How do I know if I am paying for quality or just a brand name?

Compare the branded item against unbranded or lesser-known alternatives on objective quality metrics: fabric composition and hand feel, construction details (seam finishing, stitching density, button quality), and fit precision. If the branded item is clearly superior on these tangible measures, the premium has a quality component. If the items are comparable in quality and the main difference is the label, you are paying primarily for brand. Online reviews, YouTube comparisons, and fashion forums often provide these head-to-head assessments for popular brands.

Are outlet store versions of premium brands worth buying?

Usually not. Most outlet merchandise is manufactured specifically for outlets at lower quality than the brand's mainline products — it is not excess mainline inventory sold at a discount. The outlet product quality is often comparable to mid-market brands at similar prices but carries the premium brand's name and perceived prestige. If you are buying for the brand name, outlet products deliver that at a lower price. If you are buying for quality, you are likely better served by a mid-market brand that invests its full price point in product quality rather than brand licensing.

Which fashion brands offer the best value for their price?

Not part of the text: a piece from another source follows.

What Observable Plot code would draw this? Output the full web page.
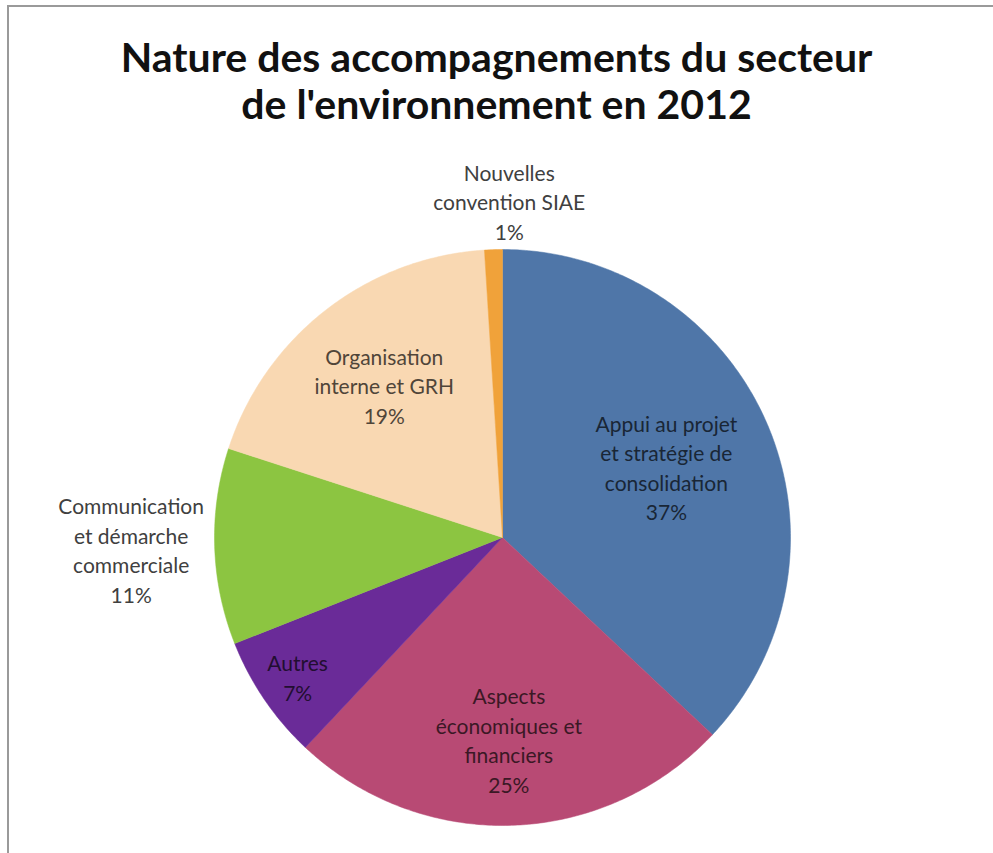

Brands that offer the best value-to-price ratio tend to share certain characteristics: direct-to-consumer sales model (eliminating wholesale markup), transparent pricing that explains cost breakdowns, focus on core products rather than sprawling seasonal collections, and investment in materials and construction rather than celebrity marketing. Look for brands that can articulate specifically what your money pays for — fabric sourcing, manufacturing location, construction methods — rather than brands that rely on lifestyle marketing and brand prestige to justify their pricing.